A mass debt cancellation is the only way to escape this fate for most debtor countries.

——

Now, let’s discuss the consequences to China:

As mentioned before, the only reason China is able to give out dollar loan is because they have amassed a huge reserve by exporting goods/services to the US (through the hard work of cheap Chinese labor) for decades.

First, China is a net exporter country, which means that its economy is structured in such a way that heavily relies on export revenues, and as a net exporter (running a trade surplus with the US), you always end up with more dollars than you can spend.

The question is what are you going to do with those surplus dollars? They can’t purchase important/critical industries in the US, the dollar itself is meaningless for their domestic economy (Chinese citizens use yuan in their everyday transaction). It really is just a pile of junk papers and the only place left to store them is the US treasuries, which gives out like 1-2% of interest every year.

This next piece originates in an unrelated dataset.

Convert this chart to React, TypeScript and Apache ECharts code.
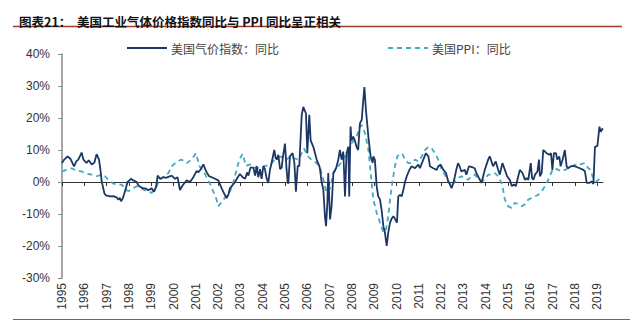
import React, { useEffect, useRef } from "react";
import * as echarts from "echarts";

const years = [1995,1996,1997,1998,1999,2000,2001,2002,2003,2004,2005,2006,2007,2008,2009,2010,2011,2012,2013,2014,2015,2016,2017,2018,2019];
const yTicks = [-30, -20, -10, 0, 10, 20, 30, 40];

const gasDates = [1995.00,1995.10,1995.25,1995.38,1995.54,1995.65,1995.73,1995.88,1995.96,1996.10,1996.20,1996.33,1996.45,1996.55,1996.66,1996.73,1996.78,1996.90,1996.97,1997.15,1997.30,1997.45,1997.53,1997.60,1997.65,1997.72,1997.78,1997.86,1997.94,1998.02,1998.09,1998.20,1998.35,1998.42,1998.50,1998.65,1998.75,1998.87,1999.02,1999.13,1999.22,1999.29,1999.39,1999.54,1999.66,1999.77,1999.92,2000.07,2000.18,2000.29,2000.37,2000.44,2000.59,2000.66,2000.74,2000.89,2001.04,2001.11,2001.22,2001.34,2001.42,2001.49,2001.60,2001.71,2001.86,2002.01,2002.16,2002.30,2002.38,2002.46,2002.53,2002.65,2002.76,2002.88,2002.98,2003.10,2003.21,2003.30,2003.36,2003.45,2003.58,2003.66,2003.73,2003.80,2003.88,2003.95,2004.03,2004.10,2004.18,2004.25,2004.33,2004.40,2004.52,2004.58,2004.63,2004.70,2004.78,2004.85,2004.90,2005.00,2005.07,2005.12,2005.15,2005.22,2005.34,2005.42,2005.49,2005.57,2005.64,2005.75,2005.82,2005.94,2006.00,2006.09,2006.15,2006.27,2006.42,2006.54,2006.57,2006.64,2006.72,2006.79,2006.84,2006.90,2006.94,2007.02,2007.09,2007.17,2007.29,2007.39,2007.46,2007.54,2007.61,2007.64,2007.69,2007.76,2007.84,2007.88,2007.94,2007.98,2008.06,2008.13,2008.21,2008.28,2008.36,2008.44,2008.51,2008.56,2008.63,2008.74,2008.84,2008.93,2008.96,2009.03,2009.11,2009.18,2009.26,2009.33,2009.41,2009.48,2009.56,2009.63,2009.71,2009.78,2009.86,2009.93,2010.02,2010.08,2010.16,2010.23,2010.31,2010.38,2010.46,2010.58,2010.68,2010.83,2010.98,2011.05,2011.20,2011.32,2011.43,2011.50,2011.65,2011.80,2011.87,2011.98,2012.10,2012.22,2012.32,2012.40,2012.47,2012.55,2012.62,2012.68,2012.76,2012.83,2012.91,2013.06,2013.13,2013.25,2013.36,2013.51,2013.58,2013.70,2013.81,2013.96,2014.11,2014.18,2014.26,2014.33,2014.45,2014.56,2014.63,2014.75,2014.86,2014.96,2015.08,2015.17,2015.26,2015.35,2015.46,2015.53,2015.65,2015.76,2015.84,2015.91,2016.02,2016.08,2016.14,2016.21,2016.32,2016.39,2016.43,2016.51,2016.58,2016.66,2016.73,2016.85,2016.93,2016.99,2017.06,2017.15,2017.21,2017.30,2017.36,2017.45,2017.55,2017.63,2017.70,2017.81,2017.93,2018.08,2018.22,2018.38,2018.45,2018.53,2018.65,2018.75,2018.83,2018.90,2019.01,2019.10,2019.16,2019.25];
const gasValues = [5.9,7.0,8.0,7.2,4.9,6.5,7.0,9.2,7.0,6.0,6.8,5.5,6.0,8.7,7.0,3.5,0.2,-3.5,-4.2,-4.5,-4.4,-4.8,-5.5,-5.0,-6.0,-5.2,-4.0,-2.0,0.0,0.5,1.0,0.5,0.0,-1.0,-1.5,-2.0,-2.0,-2.6,-2.0,-3.0,-1.5,2.0,1.0,1.5,1.3,1.6,2.0,1.0,1.5,-2.5,-1.5,-0.8,0.5,0.3,0.0,1.5,3.5,3.0,4.0,5.5,4.0,3.0,1.8,1.5,1.0,0.5,-2.0,-4.0,-5.0,-4.0,-2.0,-1.0,0.0,1.5,2.5,1.5,1.0,3.0,2.0,4.5,4.5,2.0,5.0,1.5,4.0,1.0,5.0,4.0,1.0,-0.3,4.0,6.0,10.0,7.5,7.0,8.5,4.0,4.5,7.5,12.0,4.0,0.0,-0.5,8.0,9.0,6.0,-3.0,5.0,5.0,21.0,23.5,21.4,9.0,21.0,13.0,11.0,7.0,5.0,4.0,0.0,-2.4,-10.7,-13.8,-6.5,2.8,-11.7,-7.5,2.8,4.3,7.0,10.0,7.0,9.5,5.0,-4.5,9.0,11.0,-4.5,17.3,13.0,14.2,13.0,11.0,10.0,18.3,19.4,25.6,29.7,22.5,14.0,8.0,6.0,8.0,7.0,-1.3,-4.5,-5.5,-8.6,-13.8,-15.8,-20.0,-15.8,-12.7,-11.5,-10.7,-11.5,-12.7,-4.5,-4.0,-4.5,-2.4,0.0,1.8,3.8,4.9,4.3,5.4,4.3,7.0,9.0,8.0,4.9,4.3,3.8,4.9,5.4,3.8,2.8,0.2,-0.8,-1.9,-0.3,1.8,3.8,5.9,4.9,3.3,3.8,2.3,4.9,4.7,4.3,2.8,1.2,-0.3,3.8,7.0,8.0,6.4,4.9,6.4,3.8,2.3,5.9,3.8,1.8,0.7,-1.3,-0.8,-1.3,1.8,3.8,2.8,0.7,1.2,0.7,5.9,1.2,0.7,2.3,3.3,7.0,1.8,2.8,10.0,9.5,9.0,8.5,9.0,3.8,9.0,9.0,7.0,8.0,4.9,7.0,10.0,4.9,4.3,4.9,5.0,4.7,4.3,3.8,3.3,-0.3,-0.3,0.2,-0.6,11.0,11.3,17.3,15.7,16.8];

const ppiDates = [1995.00,1995.21,1995.43,1995.66,1995.88,1996.03,1996.18,1996.33,1996.55,1996.78,1996.93,1997.10,1997.30,1997.50,1997.68,1997.85,1997.98,1998.12,1998.35,1998.50,1998.80,1999.02,1999.20,1999.39,1999.62,1999.77,1999.92,2000.14,2000.36,2000.59,2000.81,2001.01,2001.16,2001.37,2001.60,2001.81,2001.93,2002.01,2002.24,2002.53,2002.68,2002.83,2002.95,2003.10,2003.25,2003.43,2003.65,2003.88,2004.10,2004.33,2004.55,2004.78,2005.07,2005.22,2005.37,2005.60,2005.75,2005.85,2006.03,2006.18,2006.42,2006.57,2006.72,2006.87,2007.02,2007.17,2007.39,2007.61,2007.84,2007.98,2008.21,2008.36,2008.44,2008.59,2008.74,2008.84,2008.96,2009.11,2009.26,2009.41,2009.53,2009.63,2009.71,2009.83,2009.93,2010.04,2010.16,2010.28,2010.38,2010.53,2010.68,2010.83,2010.98,2011.13,2011.28,2011.43,2011.58,2011.73,2011.87,2012.02,2012.17,2012.32,2012.47,2012.62,2012.76,2012.91,2013.06,2013.21,2013.36,2013.51,2013.66,2013.81,2013.96,2014.11,2014.26,2014.41,2014.56,2014.71,2014.78,2014.86,2015.01,2015.16,2015.31,2015.46,2015.61,2015.76,2015.91,2016.06,2016.21,2016.36,2016.51,2016.66,2016.81,2016.96,2017.10,2017.25,2017.40,2017.55,2017.70,2017.85,2018.00,2018.15,2018.30,2018.45,2018.60,2018.71,2018.83,2018.98,2019.13,2019.25];
const ppiValues = [3.3,3.8,4.3,3.5,3.3,2.8,2.5,2.3,1.8,2.3,1.8,0.5,-0.5,-0.8,-0.8,-2.4,-2.9,-2.2,-1.3,-1.8,-2.9,-3.4,-1.8,0.7,2.0,2.8,4.9,6.4,7.0,5.9,7.0,9.0,5.0,3.0,0.0,-3.4,-5.5,-7.6,-5.5,-3.0,0.0,3.8,7.0,8.8,5.0,5.5,4.5,4.3,5.0,5.4,7.0,8.0,7.0,8.0,7.5,7.0,9.0,10.5,8.0,7.0,5.9,4.5,0.7,-3.4,-2.0,2.8,4.9,7.0,10.0,12.0,14.2,17.3,17.8,15.2,10.0,2.8,-5.5,-9.6,-12.7,-15.8,-14.8,-10.7,-5.5,0.7,4.9,8.0,9.0,8.5,7.0,5.9,5.9,7.0,6.4,8.0,10.0,11.0,10.5,9.0,7.0,3.8,2.3,0.2,-1.3,0.2,1.2,1.8,1.2,0.7,1.8,2.3,1.2,0.2,0.7,2.3,2.3,2.8,1.8,-0.3,-2.4,-5.5,-7.6,-8.1,-6.5,-7.0,-7.6,-7.0,-5.5,-5.0,-4.5,-4.0,-2.9,-1.3,0.7,3.3,4.3,3.8,3.3,3.8,4.3,4.9,5.4,5.1,5.7,5.9,4.3,3.8,0.7,0.2,1.2,0.9];

const titleText = "图表21：  美国工业气体价格指数同比与 PPI 同比呈正相关";
const gasName = "美国气价指数：同比";
const ppiName = "美国PPI：同比";

const GAS_COLOR = "#1c3766";
const PPI_COLOR = "#45a9bf";

export default function App() {
  const ref = useRef<HTMLDivElement>(null);
  useEffect(() => {
    if (!ref.current) return;
    const chart = echarts.init(ref.current, null, { renderer: "svg" });
    const gasData = gasDates.map((d, i) => [d, gasValues[i]]);
    const ppiData = ppiDates.map((d, i) => [d, ppiValues[i]]);
    const xMin = 1995;
    const xMax = 2019.26;
    const legendFont = { fontFamily: "Noto Sans CJK SC", fontSize: 12, fill: "#444" };
    chart.setOption({
      animation: false,
      backgroundColor: "#ffffff",
      title: {
        text: titleText,
        left: 14,
        top: 10,
        textStyle: { fontFamily: "Noto Sans CJK SC", fontSize: 12.5, fontWeight: "bold", color: "#111" },
      },
      graphic: [
        { type: "line", shape: { x1: 13, y1: 26.5, x2: 622, y2: 26.5 }, style: { stroke: "#a33a2c", lineWidth: 1.5 } },
        { type: "line", shape: { x1: 13, y1: 319.5, x2: 630, y2: 319.5 }, style: { stroke: "#b8473a", lineWidth: 1 } },
        { type: "line", shape: { x1: 127, y1: 48, x2: 167, y2: 48 }, style: { stroke: GAS_COLOR, lineWidth: 1.8 } },
        { type: "text", x: 171, y: 48, style: { text: gasName, ...legendFont, verticalAlign: "middle" } },
        { type: "line", shape: { x1: 388, y1: 48, x2: 428, y2: 48 }, style: { stroke: PPI_COLOR, lineWidth: 1.8, lineDash: [5, 4] } },
        { type: "text", x: 432, y: 48, style: { text: ppiName, ...legendFont, verticalAlign: "middle" } },
      ],
      grid: { left: 62, right: 37, top: 54, bottom: 47, containLabel: false },
      xAxis: [
        {
          type: "value",
          min: xMin,
          max: xMax,
          position: "bottom",
          axisLine: { show: false, onZero: false },
          axisTick: { show: false },
          splitLine: { show: false },
          axisLabel: {
            customValues: years,
            rotate: 90,
            margin: 5,
            fontFamily: "Liberation Sans",
            fontSize: 12,
            color: "#333",
            formatter: (v: number) => String(Math.round(v)),
          },
        },
        {
          type: "value",
          min: xMin,
          max: xMax,
          position: "bottom",
          axisLine: { show: true, onZero: true, lineStyle: { color: "#333", width: 1 } },
          axisTick: { show: true, customValues: years, length: 4, lineStyle: { color: "#333" } },
          axisLabel: { show: false },
          splitLine: { show: false },
        },
      ],
      yAxis: {
        type: "value",
        min: -30,
        max: 40,
        interval: 10,
        axisLine: { show: true, onZero: false, lineStyle: { color: "#888", width: 1.5 } },
        axisTick: { show: true, length: 4, lineStyle: { color: "#888" } },
        splitLine: { show: false },
        axisLabel: {
          margin: 12,
          fontFamily: "Liberation Sans",
          fontSize: 12,
          color: "#333",
          formatter: (v: number) => (yTicks.includes(v) ? v + "%" : ""),
        },
      },
      series: [
        {
          name: gasName,
          type: "line",
          xAxisIndex: 0,
          data: gasData,
          symbol: "none",
          lineStyle: { color: GAS_COLOR, width: 1.8 },
          itemStyle: { color: GAS_COLOR },
          z: 3,
        },
        {
          name: ppiName,
          type: "line",
          xAxisIndex: 0,
          data: ppiData,
          symbol: "none",
          lineStyle: { color: PPI_COLOR, width: 1.8, type: [5, 4] },
          itemStyle: { color: PPI_COLOR },
          z: 2,
        },
      ],
    });
    return () => chart.dispose();
  }, []);
  return <div ref={ref} style={{ position: "fixed", left: 0, top: 0, width: 640, height: 325, background: "#fff" }} />;
}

This is where the Belt and Road Initiatives (BRI) came from. If you can lend out the dollar to other developing countries to build infrastructures, it can be a net gain for the Chinese economy. You can keep Chinese labor employed, Chinese companies get new contracts from overseas, the massive concrete production that was ramped up in the wake of the 2009 recession will now find new uses as domestic demand dampens. It’s one way of keeping China’s economy going.

Most importantly, China, while looking to internationalize yuan, is very reluctant to do so because they want to remain as a net exporter country. They want people to use the yuan to import Chinese products, they don’t want you to store yuan as a savings/reserves. They want you to use them so Chinese manufacturers can expand and keeping their workers employed.

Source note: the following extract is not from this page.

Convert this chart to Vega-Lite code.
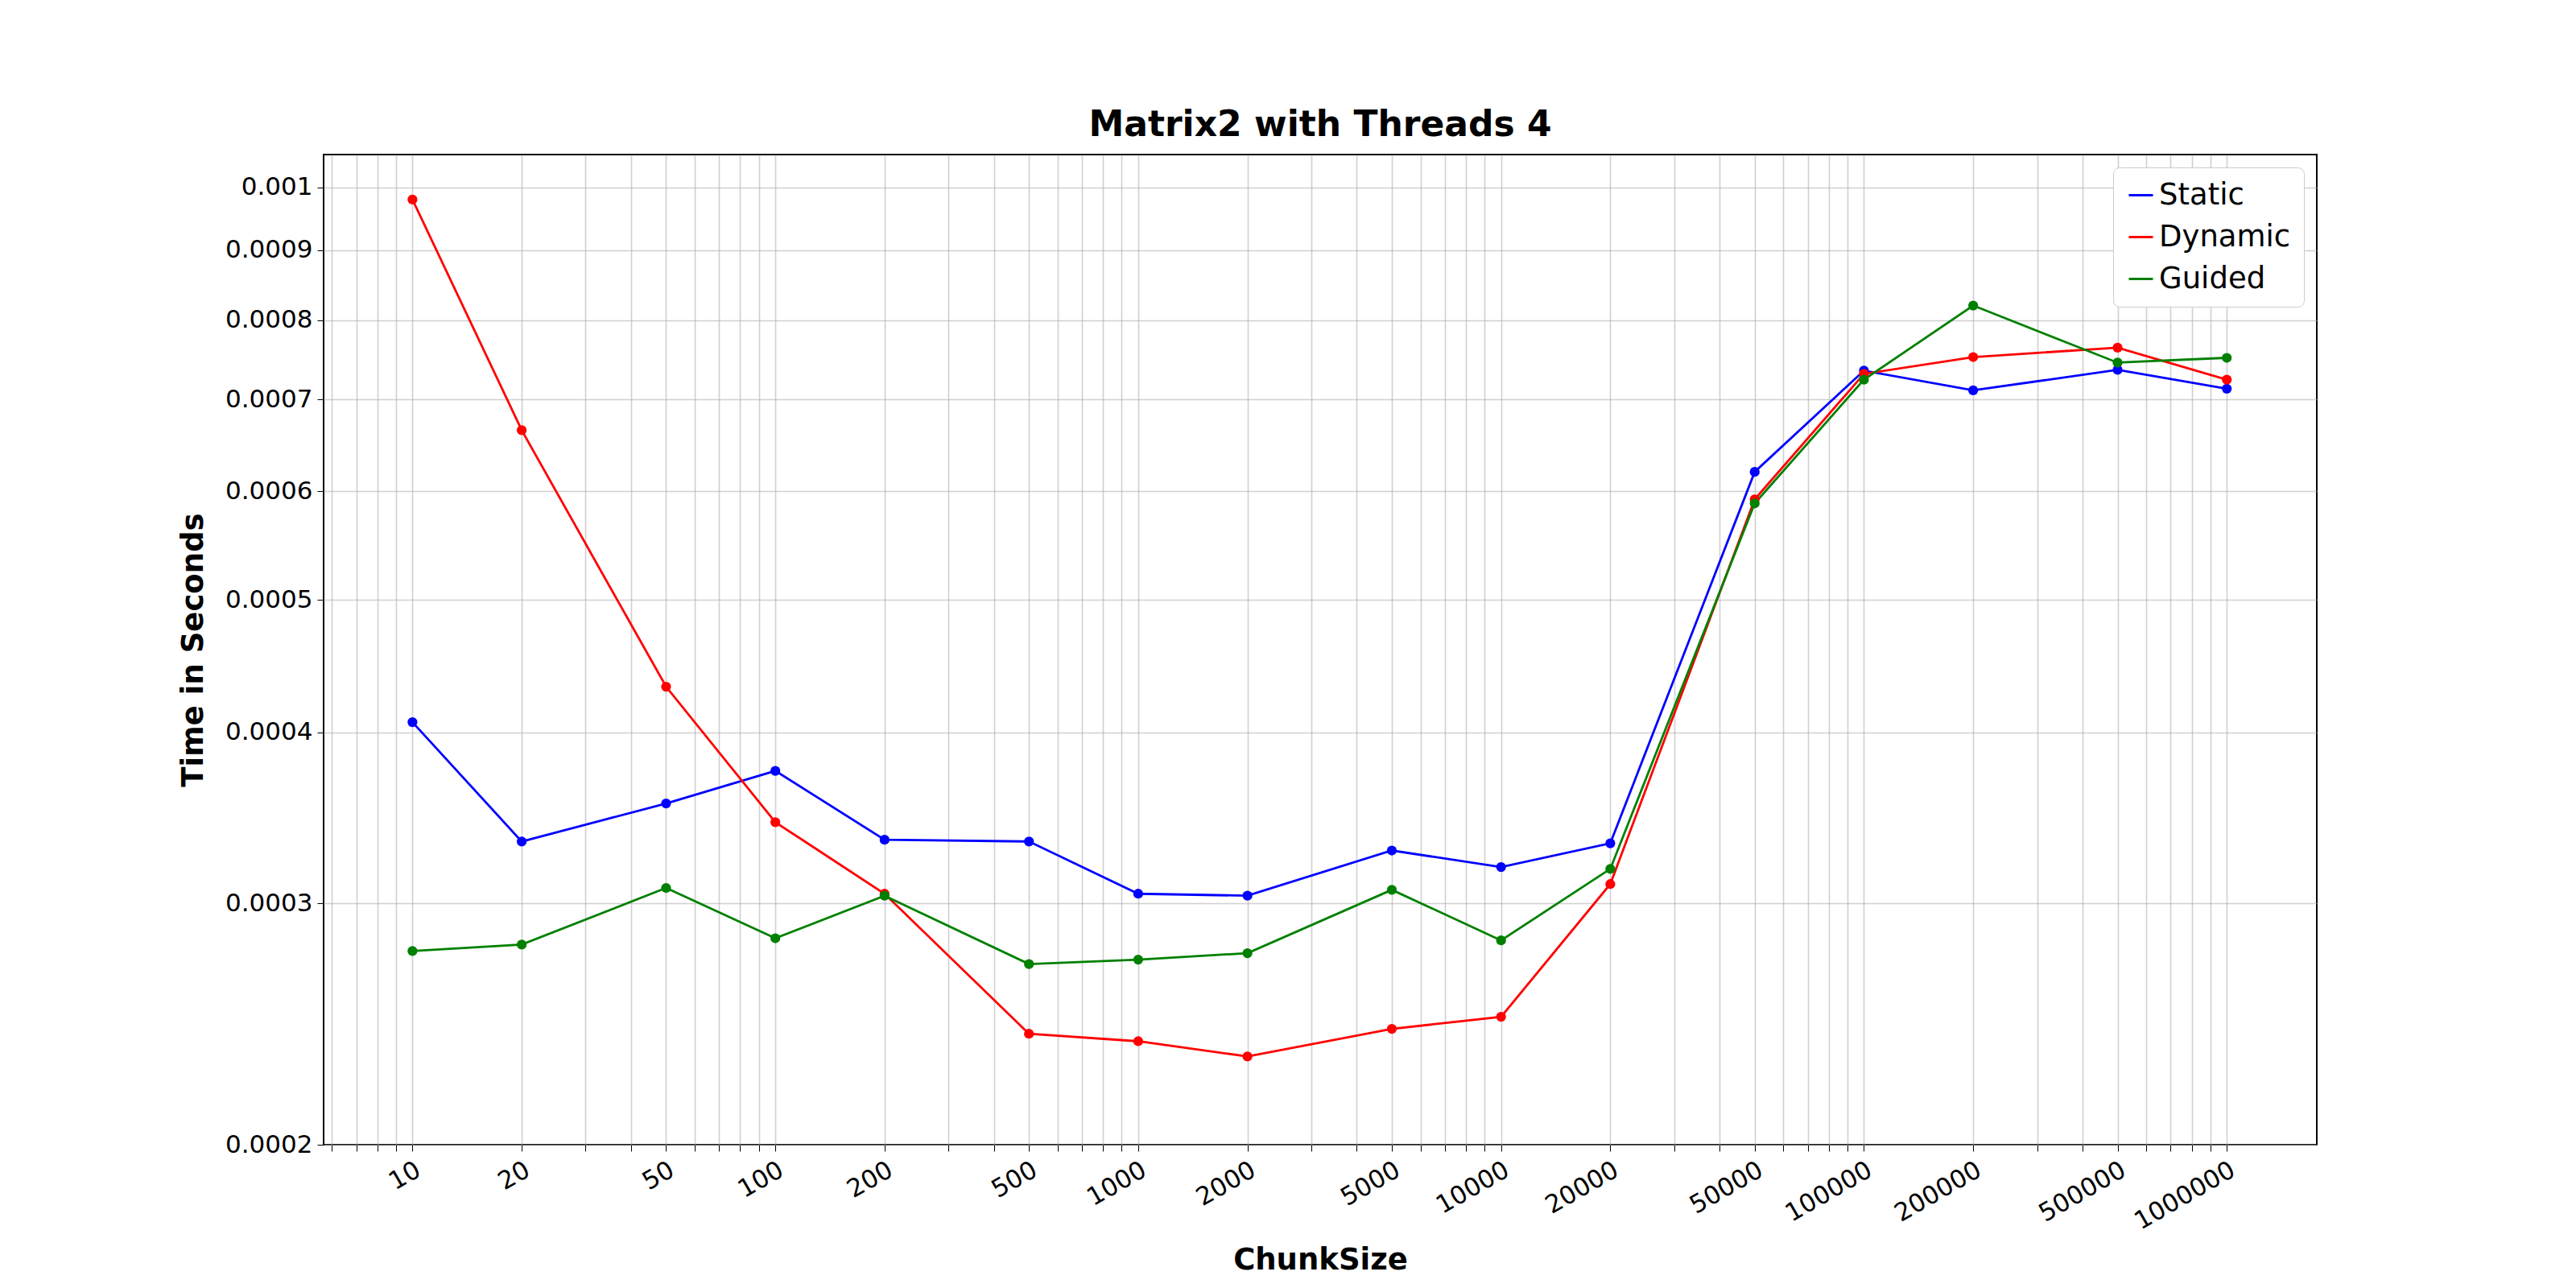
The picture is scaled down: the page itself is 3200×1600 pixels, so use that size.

However, that comes at a significant price. Because those BRI countries have taken loans in dollar, they will now have to repay their debt by earning dollar. This goes back to what I have wrote in the first part, with all the negative consequences to the debtor countries.

(I will not go into details but I should point out that BRI loans can be separated into two types: infrastructure loans (mostly in dollar) and rescue loans (mostly in yuan). There has been a shift towards yuan in recent years because countries found themselves unable to repay so instead of cancelling them, China simply shifts the burden by lending out rescue loans (in yuan) to keep those economies afloat. This doesn’t lessen their debt in dollar, it simply provides a temporary relief to the countries in crisis. To keep it short, debt cancellation is the only way out for most of the debtor countries).

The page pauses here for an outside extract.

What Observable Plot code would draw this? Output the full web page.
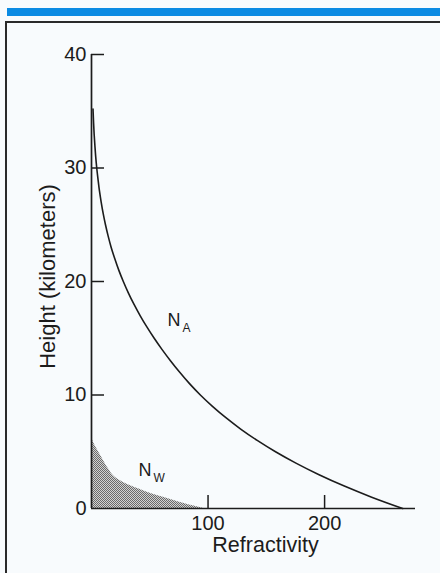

The riskiest part is that China has effectively dollarized those countries when lending out the BRI loans in dollar. This allows the US to have a disproportionate amount of power over those countries, and, if the US plays its cards correctly, will be able to “exploit” the development of these BRI countries as a replacement of China as a manufacturing base, the country it ultimately seeks to decouple. So, cancelling dollar debt might seem like a loss for Chinese creditors, but it is actually a blessing in disguise for China if you look at the long term.

——

Finally, we talk about the US and the dollar hegemony itself:

If you have followed the arguments this far, then it becomes abundantly clear that the dollar hegemony derives its control over the Global South largely through debt. If there is a mass debt cancellation and/or global debt jubilee program that frees up much of the Global South from their dollar debt, and in conjunction with an alternative financial system (such as a BRICS-led financial system) coming into place that fundamentally rewrites the global rules of international finance, then those countries, now free of their debt, will be able to jump on to the new system with relative ease. This will free them ultimately from the collapsing weight of the US empire, like what is bound to happen to Europe, the first to sacrifice itself for the empire.

[-] What_Religion_R_They@hexbear.net 5 points 10 months ago

This is interesting. How did you come to learn this stuff?

[-] zephyreks@hexbear.net 24 points 10 months ago

It's actually a remarkable shift from European rhetoric, which is trying to block Chinese EV imports for those exact subsidies.